>> START Material provided
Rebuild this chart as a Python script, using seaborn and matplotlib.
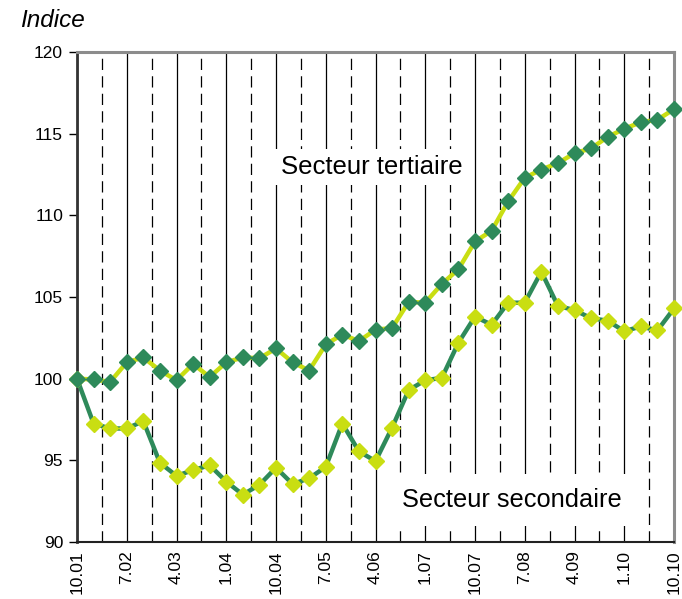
import matplotlib
matplotlib.use("Agg")
import matplotlib.pyplot as plt
import seaborn as sns
import pandas as pd
import numpy as np

# ---- data ----
tick_labels = ["10.01", "7.02", "4.03", "1.04", "10.04", "7.05", "4.06",
               "1.07", "10.07", "7.08", "4.09", "1.10", "10.10"]
tertiaire = [100.0, 99.95, 99.8, 101.0, 101.3, 100.5, 99.9, 100.9, 100.1, 101.0,
             101.3, 101.25, 101.85, 101.0, 100.5, 102.1, 102.7, 102.3, 103.0, 103.1,
             104.7, 104.65, 105.8, 106.7, 108.4, 109.05, 110.85, 112.3, 112.8, 113.2,
             113.8, 114.1, 114.8, 115.3, 115.7, 115.85, 116.5]
secondaire = [100.0, 97.25, 96.95, 96.95, 97.4, 94.85, 94.05, 94.4, 94.7, 93.7,
              92.9, 93.5, 94.55, 93.55, 93.9, 94.6, 97.25, 95.55, 94.95, 97.0,
              99.3, 99.9, 100.05, 102.2, 103.8, 103.3, 104.65, 104.65, 106.55, 104.45,
              104.2, 103.7, 103.55, 102.9, 103.2, 102.95, 104.3]
label_tert = "Secteur tertiaire"
label_sec = "Secteur secondaire"
y_title = "Indice"

x = np.arange(len(tertiaire))
df = pd.DataFrame({"x": x, "tert": tertiaire, "sec": secondaire})

DARK = "#2E8A5A"
LIME = "#C9DE12"

sns.set_theme(style="white")
plt.rcParams["font.family"] = ["Liberation Sans", "DejaVu Sans"]

fig = plt.figure(figsize=(6.82, 5.99), dpi=100)
ax = fig.add_axes([77 / 682, 1 - 542 / 599, (674 - 77) / 682, (542 - 52) / 599])

# secondary first, tertiary on top
sns.lineplot(data=df, x="x", y="sec", ax=ax, color=DARK, linewidth=3.2,
             marker="D", markersize=7.8, markerfacecolor=LIME, markeredgecolor=LIME,
             markeredgewidth=1, clip_on=False, zorder=5)
sns.lineplot(data=df, x="x", y="tert", ax=ax, color=LIME, linewidth=3.2,
             marker="D", markersize=7.8, markerfacecolor=DARK, markeredgecolor=DARK,
             markeredgewidth=1, clip_on=False, zorder=6)

ax.set_xlim(0, len(x) - 1)
ax.set_ylim(90, 120)
ax.set_xlabel("")
ax.set_ylabel("")

major = np.arange(0, len(x), 3)
ax.set_xticks(major)
ax.set_xticklabels(tick_labels, rotation=90, fontsize=12.5)
ax.set_xticks(major[:-1] + 1.5, minor=True)
ax.set_yticks(np.arange(90, 121, 5))
ax.set_yticklabels([str(v) for v in range(90, 121, 5)], fontsize=12.5)

ax.grid(False)
ax.grid(which="major", axis="x", color="black", linewidth=0.9, zorder=1)
ax.grid(which="minor", axis="x", color="black", linewidth=0.9,
        linestyle=(0, (9, 5)), zorder=1)
ax.set_axisbelow(True)

ax.tick_params(axis="x", which="major", direction="inout", length=8, width=1,
               color="black", pad=2, labelcolor="black")
ax.tick_params(axis="x", which="minor", length=0)
ax.tick_params(axis="y", which="major", direction="out", length=6, width=1,
               color="black", pad=4, left=True, labelcolor="black")

for side in ["top", "right"]:
    ax.spines[side].set_color("#8c8c8c")
    ax.spines[side].set_linewidth(2.2)
ax.spines["left"].set_color("#333333")
ax.spines["left"].set_linewidth(2.0)
ax.spines["bottom"].set_color("#222222")
ax.spines["bottom"].set_linewidth(1.5)

ax.text(371.5 / 682, 1 - 167 / 599, label_tert, transform=fig.transFigure,
        ha="center", va="center", fontsize=18.5, color="black", zorder=3,
        bbox=dict(facecolor="white", edgecolor="none", boxstyle="square,pad=0.25"))
ax.text(512 / 682, 1 - 500 / 599, label_sec, transform=fig.transFigure,
        ha="center", va="center", fontsize=18.3, color="black", zorder=3,
        bbox=dict(facecolor="white", edgecolor="none", boxstyle="square,pad=0.55"))

fig.text(20 / 682, 1 - 27 / 599, y_title, ha="left", va="baseline",
         fontsize=17.5, style="italic", color="black")

fig.savefig("out.png", dpi=100)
>> END Material provided
__Work instructions__
Only the lines from the start of the material through the line containing "import numpy as np" should be transcribed. Pictures stay out.

__Finished answer__
Rebuild this chart as a Python script, using seaborn and matplotlib.
import matplotlib
matplotlib.use("Agg")
import matplotlib.pyplot as plt
import seaborn as sns
import pandas as pd
import numpy as np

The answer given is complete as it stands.